In life, it happens gradually. But in the movies, one day a character wakes up and realizes she or he isn’t in sync with or even aware of “what the kids are into these days.”
That’s the subtext of actor turned writer-director Todd Flaherty‘s feature directing debut, “Chrissy Judy.” It’s an old fashioned romance in a queer setting, and is about reaching that moment when cruising, casual sex and narcissism aren’t enough — and are ending, anyway, because at least in terms of your “crowd,” you’re getting “old.”
Flaherty stars as the “Judy” of the title — aka “Judy Blew’em” — half of a drag act with closer-than-close friend Chrissy (Wyatt Fenner), Manhattan besties who join long-coupled friends for a Fire Island weekend in the film’s opening scenes.
They’re well into their 30s, which means “40” is the new “old.” They’re out of step, with their “Golden Girls” references and “Murder She Wrote” mania, their fondest wish to get away to “P-town.“
Their stage act reflects their age. They’re the hangers-on of the last generation to obsess over Judy and Barbra and torch songs and Broadway/American Songbook classics like “Ain’t We Got Fun” and “What’ll I Do?”
We’ve just gotten into the “bitch,” “bitch-please” “Carrie and Big,” “Steve and Miranda” rhythms of their banter and their relationship when Chrissy delivers his news. This new guy he’s been seeing? He’s moving in with him. In Philadelphia.
It’s a take-stock moment for both of them, but especially Judy. The endless waiter gigs, the “I’m going to be FAMOUS” delusions, sharing an apartment which he still can’t afford despite the two women roommates he’s renting from, random bar pick-ups — that’s not very adult.
Adults — not all of them — typically outgrow all that. Not our Judy, who underscores the redundancy in the phrase gay narcissist.
It may be time to knock off the blond dye jobs, the Grindr photos, the live-for-today lack of planning…anything. It’s time to notice how “the act” was going over even before Judy turns solo.

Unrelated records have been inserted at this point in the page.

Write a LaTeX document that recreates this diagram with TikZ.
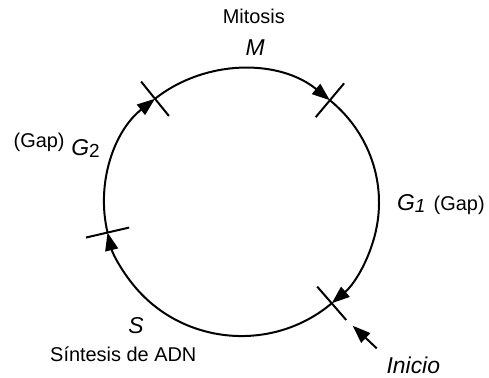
\documentclass[tikz,border=0pt]{standalone}
\usepackage{fontspec}
\setmainfont{Liberation Sans}
\usetikzlibrary{arrows.meta}
\newcommand{\phasesub}[1]{\raisebox{-1.3pt}{\fontsize{9.5}{10}\selectfont #1}}

\begin{document}
\begin{tikzpicture}[
  flow/.style={line width=1pt, -{Triangle[length=9pt,width=6.5pt]}},
  tick/.style={line width=1pt},
  phase/.style={font=\fontsize{11.5}{13}\selectfont\itshape, inner sep=0pt},
  note/.style={font=\fontsize{10}{12}\selectfont, inner sep=0pt}]

\useasboundingbox (-4.26,-3.095) rectangle (4.365,3.572);

% limits between the phases
\foreach \ang/\name in {129/g2m, 50/mg1, -49/g1s, 193/sg2}{
  \coordinate (\name) at (\ang:2.425cm and 2.355cm);
  \draw[tick] (\ang:2.035cm and 1.965cm) -- (\ang:2.815cm and 2.745cm);
}

\draw[flow] (g2m) arc[start angle=129, end angle=50, x radius=2.425cm, y radius=2.355cm];
\draw[flow] (mg1) arc[start angle=50, end angle=-49, x radius=2.425cm, y radius=2.355cm];
\draw[flow] (g1s) arc[start angle=-49, end angle=-167, x radius=2.425cm, y radius=2.355cm];
\draw[flow] (sg2) arc[start angle=193, end angle=129, x radius=2.425cm, y radius=2.355cm];

\node[note, anchor=base]  (mitosis) at (0.217,3.161) {Mitosis};
\node[phase, anchor=base] (m) at (0.24,2.602) {M};
\node[phase, anchor=base west] (g1) at (2.737,-0.132) {G\phasesub{\itshape 1}};
\node[note, anchor=base west]  (gap1) at (3.383,-0.132) {(Gap)};
\node[phase, anchor=base east] (g2) at (-2.496,0.838) {G\phasesub{\upshape 2}};
\node[note, anchor=base east]  (gap2) at (-3.113,0.974) {(Gap)};
\node[phase, anchor=base] (s) at (-1.861,-2.307) {S};
\node[note, anchor=base]  (adn) at (-2.085,-2.796) {Síntesis de ADN};

% entry point of the cycle
\coordinate (entry) at (1.961,-2.173);
\coordinate (entrytail) at (2.385,-2.572);
\draw[flow] (entrytail) -- (entry);
\node[phase, anchor=base] (inicio) at (3.03,-3.013) {Inicio};
\end{tikzpicture}
\end{document}
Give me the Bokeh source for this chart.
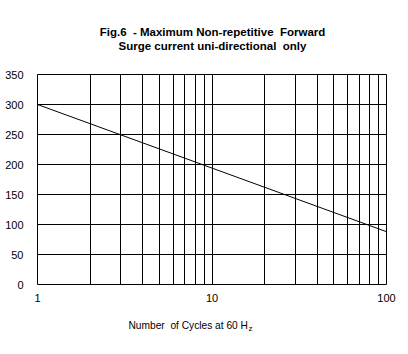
from bokeh.plotting import figure
from bokeh.layouts import column
from bokeh.models import Label, FixedTicker, Range1d, CustomJSTickFormatter
from bokeh.embed import file_html
from bokeh.resources import INLINE

# data
cycles = [1, 100]
current = [300, 88]
x_ticks = [1, 10, 100]
x_minor = [2, 3, 4, 5, 6, 7, 8, 9, 20, 30, 40, 50, 60, 70, 80, 90]
y_ticks = [0, 50, 100, 150, 200, 250, 300, 350]
NB = "\u00a0"
title_lines = ["Fig.6" + NB + " - Maximum Non-repetitive" + NB + " Forward",
               "Surge current uni-directional" + NB + " only"]
xlabel_main = "Number" + NB + " of Cycles at 60 H"
xlabel_sub = "z"

FONT = "Liberation Sans"
W = 408
TOP_H = 60
MAIN_H = 248
BOT_H = 354 - TOP_H - MAIN_H
FRAME_L, FRAME_R = 37, 386  # frames are aligned across the column


def blank(h):
    f = figure(width=W, height=h, x_range=Range1d(FRAME_L, FRAME_R), y_range=Range1d(h, 0),
               output_backend="svg", toolbar_location=None,
               x_axis_location=None, y_axis_location=None,
               min_border=0, min_border_left=0, min_border_right=0,
               min_border_top=0, min_border_bottom=0)
    f.outline_line_color = None
    f.xgrid.visible = False
    f.ygrid.visible = False
    f.background_fill_color = "white"
    f.border_fill_color = "white"
    return f


# title panel (coordinates are canvas pixels, y downward)
top = blank(TOP_H)
for t, yy in zip(title_lines, [31, 45]):
    top.add_layout(Label(x=212, y=yy, text=t, text_align="center", text_baseline="middle",
                         text_font=FONT, text_font_size="11.5px", text_font_style="bold",
                         text_color="black"))

# main chart
p = figure(width=W, height=MAIN_H, x_axis_type="log", output_backend="svg",
           toolbar_location=None, x_range=Range1d(1, 100), y_range=Range1d(0, 350),
           min_border_left=FRAME_L, min_border_right=W - FRAME_R,
           min_border_top=14, min_border_bottom=24)
p.background_fill_color = "white"
p.border_fill_color = "white"
p.outline_line_color = "black"
p.outline_line_width = 1

p.xgrid.ticker = FixedTicker(ticks=x_ticks + x_minor)
p.xgrid.grid_line_color = "black"
p.xgrid.grid_line_width = 1
p.ygrid.ticker = FixedTicker(ticks=y_ticks)
p.ygrid.grid_line_color = "black"
p.ygrid.grid_line_width = 1

p.xaxis.ticker = FixedTicker(ticks=x_ticks)
p.xaxis.formatter = CustomJSTickFormatter(code="return tick.toFixed(0);")
p.yaxis.ticker = FixedTicker(ticks=y_ticks)
for ax in (p.xaxis[0], p.yaxis[0]):
    ax.axis_line_color = None
    ax.major_tick_line_color = None
    ax.minor_tick_line_color = None
    ax.major_label_text_font = FONT
    ax.major_label_text_font_size = "11px"
    ax.major_label_text_color = "black"
p.xaxis.major_label_standoff = 3
p.yaxis.major_label_standoff = 8

p.line(cycles, current, line_color="black", line_width=1)

# x-axis label panel
bot = blank(BOT_H)
bot.add_layout(Label(x=128, y=325 - TOP_H - MAIN_H, text=xlabel_main, text_align="left",
                     text_baseline="middle", text_font=FONT, text_font_size="10.2px",
                     text_color="black"))
bot.add_layout(Label(x=248, y=328 - TOP_H - MAIN_H, text=xlabel_sub, text_align="left",
                     text_baseline="middle", text_font=FONT, text_font_size="8px",
                     text_color="black"))

layout = column(top, p, bot, spacing=0)
open("out.html", "w").write(file_html(layout, INLINE))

That’s your grandad’s drag, dear.
Flaherty shot “Chrissy Judy” in black and white to underscore how old fashioned all this feels. This is a throwback, a melodramatic rom-com that could be from an earlier era in queer cinema. It’s a little raunchier, but not really any more sexually explicit than the tentative gay romances and melodramas of the early ’90s.
That gives it a predictable air and makes one wish for more bitchy laughs.
But Flaherty writes plenty of crisp, crackling advance-the-plot/character arc scenes. When Judy is invited down to weekend with Chrissy and new-love Shawn (Kiyon Spencer) he finds himself amongst the nesting gays of Philadelphia, the settled and second-house set, “people we used to make fun of.”
When Judy tries to turn a romantic connection (Joey Tarranto) into something more than heated, unsatisfactory sex, he finds himself giving the side-eye to the shallow lifestyle he once embraced, and maybe a little self-acceptance about his lack of common ground with Next Generation vapids who remind him of himself a dozen years before.
“Chrissy Judy,” obviously structured to be a Flaherty star vehicle, is a tad abrupt in “breaking up the act”(that seems to come too early) and loses its momentum as the later acts turn reflective and predictable.
But it won me over with its nostalgia, a pre-“Bros” take on gay life and love and that inarticulate need most everyone feels “to be alone with someone” that Judy, even after giving up that cheeseball drag name, could never describe as “companionship.”
Rating: unrated, sexually explicit, pot use, profanity
Cast: Todd Flaherty, Wyatt Fenner, Joey Taranto and Kiyon Spencer
Credits: Scripted and directed by Todd Flaherty. A Dark Star release.